Heise: "Canceling Greece's debt is not a solution"

No sooner had the election victory for the left-wing coalition Syriza been announced than the debate surrounding another debt haircut for Greece reared its head again. With a government debt ratio corresponding to 176 percent of gross domestic product (GDP), slashing debt would appear to be inevitable. Michael Heise, Chief Economist at Allianz, explains why we should view these calls for another  debt cut with a critical eye.

 

From Greece's perspective: do we need to cut debt?

 

Michael Heise: With a bit of economic growth, Greece is certainly in a position to get to grips with its debt. The country reported slight growth in 2014 and there is a good chance that the upward trajectory will stabilize in 2015. Greece has become more competitive; exports and tourism are on the rise and the budget is virtually balanced. Even the country's high unemployment rate has been falling at least slightly for months now.

 

Greece would benefit more from further assistance than from debt cancellation, which would put paid to any willingness to provide support. But for this sort of assistance to be provided, the reforms and savings efforts made in the past cannot be thwarted entirely. It would be helpful to use an EU growth program to support Greece. An additional project volume worth even a few billion euros would give the Greek economy real impetus.

 

Would it not be a lot easier to simply release the country from its obligations?

 

Michael Heise: Greece has already received a great deal of assistance. After private investors accepted a haircut to the tune of 107 billion euros in 2012, around 80 percent of Greece's sovereign debt is currently financed by public-sector creditors, i.e., taxpayers outside of Greece, with extremely low interest rates and very long maturities. Principal and interest repayments on some of the loans have been waived for ten years. There are political limits to economic assistance.
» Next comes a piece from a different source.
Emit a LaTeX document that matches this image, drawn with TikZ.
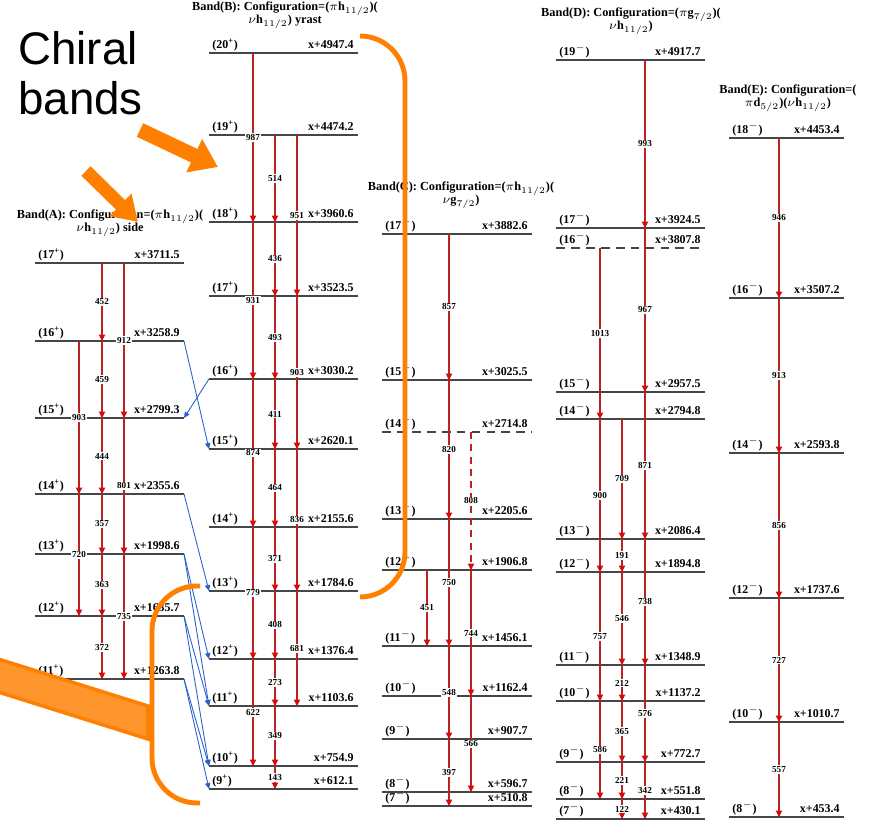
\documentclass[tikz,border=0pt]{standalone}
\usepackage{fontspec}
\setmainfont{Liberation Serif}
\setsansfont{Liberation Sans}
\usetikzlibrary{arrows.meta, calc}

\definecolor{lvlgray}{RGB}{70,70,70}
\definecolor{gamred}{RGB}{185,35,35}
\definecolor{tipred}{RGB}{215,10,10}
\definecolor{linkblue}{RGB}{40,95,205}
\definecolor{chiorange}{RGB}{255,128,0}
\definecolor{chilight}{RGB}{255,150,45}

% one level: band, left x, right x, parity, spin, y, energy, line style
\newcommand{\onelevel}[8]{%
  \coordinate (#1#5l) at (#2,#6);
  \coordinate (#1#5r) at (#3,#6);
  \draw[lvl,#8] (#1#5l) -- (#1#5r);
  \node[spin] (s#1#5) at ($(#1#5l)+(3,-4)$) {(#5\textsuperscript{#4})};
  \node[ener] (e#1#5) at ($(#1#5r)+(-4,-4)$) {x+#7};
}
\newcommand{\levels}[5]{%
  \foreach \n/\y/\E in {#5} {\onelevel{#1}{#2}{#3}{#4}{\n}{\y}{\E}{solid}}}
% gamma: column, band, from, to, energy
\newcommand{\gam}[6][]{%
  \draw[gam,#1] (#2 |- #3#4l) -- node[glab] (g#2-#4-#5) {#6} (#2 |- #3#5l);}

\begin{document}
\begin{tikzpicture}[x=0.02cm, y=-0.02cm,
  lvl/.style={draw=lvlgray, line width=0.8pt},
  spin/.style={font=\bfseries\fontsize{6.8}{8}\selectfont, inner sep=0, anchor=base west},
  ener/.style={font=\bfseries\fontsize{6.8}{8}\selectfont, inner sep=0, anchor=base east},
  gam/.style={draw=gamred, line width=0.6pt, -{Triangle[length=3.6pt,width=3.6pt,color=tipred]}},
  glab/.style={font=\bfseries\fontsize{5.2}{6}\selectfont, fill=white, inner sep=0.6pt},
  link/.style={draw=linkblue, line width=0.5pt, -{Triangle[length=3.4pt,width=3pt]}},
  head/.style={font=\bfseries\fontsize{7}{7.5}\selectfont, align=center, anchor=base, inner sep=0},
  brack/.style={draw=chiorange, line width=2.8pt, rounded corners=0.9cm},
  fat/.style={draw=chiorange, line width=#1}]
\useasboundingbox (0,0) rectangle (873,820);

% headers (anchored at the baseline of their second line)
\node[head] (hA) at (110,232) {Band(A): Configuration=(\(\pi\)h\(_{11/2}\))(\\\(\nu\)h\(_{11/2}\)) side};
\node[head] (hB) at (285,24) {Band(B): Configuration=(\(\pi\)h\(_{11/2}\))(\\\(\nu\)h\(_{11/2}\)) yrast};
\node[head] (hC) at (461,204) {Band(C): Configuration=(\(\pi\)h\(_{11/2}\))(\\\(\nu\)g\(_{7/2}\))};
\node[head] (hD) at (631,30) {Band(D): Configuration=(\(\pi\)g\(_{7/2}\))(\\\(\nu\)h\(_{11/2}\))};
\node[head] (hE) at (788,107) {Band(E): Configuration=(\\\(\pi\)d\(_{5/2}\))(\(\nu\)h\(_{11/2}\))};

% levels
\levels{A}{35}{184}{+}{17/263/3711.5, 16/341/3258.9, 15/418/2799.3, 14/494/2355.6,
  13/554/1998.6, 12/616/1635.7, 11/679/1263.8}
\levels{B}{209}{358}{+}{20/53/4947.4, 19/135/4474.2, 18/222/3960.6, 17/296/3523.5,
  16/379/3030.2, 15/449/2620.1, 14/527/2155.6, 13/591/1784.6, 12/659/1376.4,
  11/706/1103.6, 10/766/754.9, 9/789/612.1}
\levels{C}{382}{532}{$-$}{17/234/3882.6, 15/380/3025.5, 13/519/2205.6, 12/570/1906.8,
  11/646/1456.1, 10/696/1162.4, 9/739/907.7, 8/792/596.7, 7/806/510.8}
\onelevel{C}{382}{532}{$-$}{14}{432}{2714.8}{dash pattern=on 5pt off 3.5pt}
\levels{D}{556}{705}{$-$}{19/60/4917.7, 17/228/3924.5, 15/392/2957.5, 14/419/2794.8,
  13/539/2086.4, 12/572/1894.8, 11/665/1348.9, 10/701/1137.2, 9/762/772.7,
  8/799/551.8, 7/819/430.1}
\onelevel{D}{556}{705}{$-$}{16}{248}{3807.8}{dash pattern=on 5pt off 3.5pt}
\levels{E}{729}{844}{$-$}{18/138/4453.4, 16/298/3507.2, 14/453/2593.8, 12/598/1737.6,
  10/722/1010.7, 8/817/453.4}

% gamma columns
\coordinate (A1) at (79,0);  \coordinate (A2) at (102,0); \coordinate (A3) at (124,0);
\coordinate (B1) at (253,0); \coordinate (B2) at (275,0); \coordinate (B3) at (297,0);
\coordinate (C1) at (427,0); \coordinate (C2) at (449,0); \coordinate (C3) at (471,0);
\coordinate (D1) at (600,0); \coordinate (D2) at (622,0); \coordinate (D3) at (645,0);
\coordinate (E1) at (779,0);

% band A
\foreach \a/\b/\t in {17/16/452, 16/15/459, 15/14/444, 14/13/357, 13/12/363, 12/11/372}
  {\gam{A2}{A}{\a}{\b}{\t}}
\foreach \a/\b/\t in {17/15/912, 15/13/801, 13/11/735} {\gam{A3}{A}{\a}{\b}{\t}}
\foreach \a/\b/\t in {16/14/903, 14/12/720} {\gam{A1}{A}{\a}{\b}{\t}}

% band B
\foreach \a/\b/\t in {20/18/987, 18/16/931, 16/14/874, 14/12/779, 12/10/622}
  {\gam{B1}{B}{\a}{\b}{\t}}
\foreach \a/\b/\t in {19/18/514, 18/17/436, 17/16/493, 16/15/411, 15/14/464,
  14/13/371, 13/12/408, 12/11/273, 11/10/349, 10/9/143} {\gam{B2}{B}{\a}{\b}{\t}}
\foreach \a/\b/\t in {19/17/951, 17/15/903, 15/13/836, 13/11/681} {\gam{B3}{B}{\a}{\b}{\t}}

% band C
\foreach \a/\b/\t in {17/15/857, 15/13/820, 13/11/750, 11/9/548, 9/7/397}
  {\gam{C2}{C}{\a}{\b}{\t}}
\gam[dash pattern=on 4pt off 3pt]{C3}{C}{14}{12}{808}
\gam{C3}{C}{12}{10}{744}
\gam{C3}{C}{10}{8}{566}
\gam{C1}{C}{12}{11}{451}

% band D
\foreach \a/\b/\t in {19/17/993, 17/15/967, 15/13/871, 13/11/738, 11/9/576, 9/7/342}
  {\gam{D3}{D}{\a}{\b}{\t}}
\foreach \a/\b/\t in {16/14/1013, 14/12/900, 12/10/757, 10/8/586} {\gam{D1}{D}{\a}{\b}{\t}}
\foreach \a/\b/\t in {14/13/709, 13/12/191, 12/11/546, 11/10/212, 10/9/365, 9/8/221, 8/7/122}
  {\gam{D2}{D}{\a}{\b}{\t}}

% band E
\foreach \a/\b/\t in {18/16/946, 16/14/913, 14/12/856, 12/10/727, 10/8/557}
  {\gam{E1}{E}{\a}{\b}{\t}}

% links between A and B
\draw[link] (A16r) -- (B15l);
\draw[link] (B16l) -- (A15r);
\draw[link] (A14r) -- (B13l);
\draw[link] (A13r) -- (B12l);
\draw[link] (A13r) -- (B11l);
\draw[link] (A12r) -- (B11l);
\draw[link] (A12r) -- (B10l);
\draw[link] (A11r) -- (B10l);
\draw[link] (A11r) -- (B9l);

% orange notes
\node[font=\sffamily\fontsize{26}{28.5}\selectfont, align=left, anchor=base west, inner sep=0]
  (chir) at (18,115) {Chiral\\bands};
\coordinate (ar1s) at (140,130); \coordinate (ar1e) at (218,167);
\coordinate (ar2s) at (86,171);  \coordinate (ar2e) at (138,222);
\draw[fat=8.5pt, -{Triangle[length=15pt,width=20pt]}] (ar1s) -- (ar1e);
\draw[fat=7.5pt, -{Triangle[length=14pt,width=17pt]}] (ar2s) -- (ar2e);
\filldraw[fill=chilight, draw=chiorange, line width=2pt]
  (-5,658) -- (148,706) -- (148,739) -- (-5,691) -- cycle;
\draw[brack] (360,36) -- (405,36) -- (405,597) -- (360,597);
\draw[brack] (200,586) -- (152,586) -- (152,803) -- (200,803);
\end{tikzpicture}
\end{document}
The government debt ratio is high, but with interest rates as low as they are at the moment, there is no need for a haircut.

 

How are other European countries coping with the debt burden?

 

Michael Heise: At four percent, the average interest rate on government debt in Portugal is much higher than in Greece with 2.4 percent. Nevertheless, the country is not asking for any further assistance and has managed to convince the markets, too, that it can successfully tackle its own problems, as is shown by its long-term bond issue. Greece also has a chance to make a successful return to the capital markets. The budget is virtually balanced, the primary budget is generating a surplus again and the economy is back on the path to growth. The thing that currently puts access to the capital markets out of reach for Greece is the uncertainty surrounding the future economic policy course.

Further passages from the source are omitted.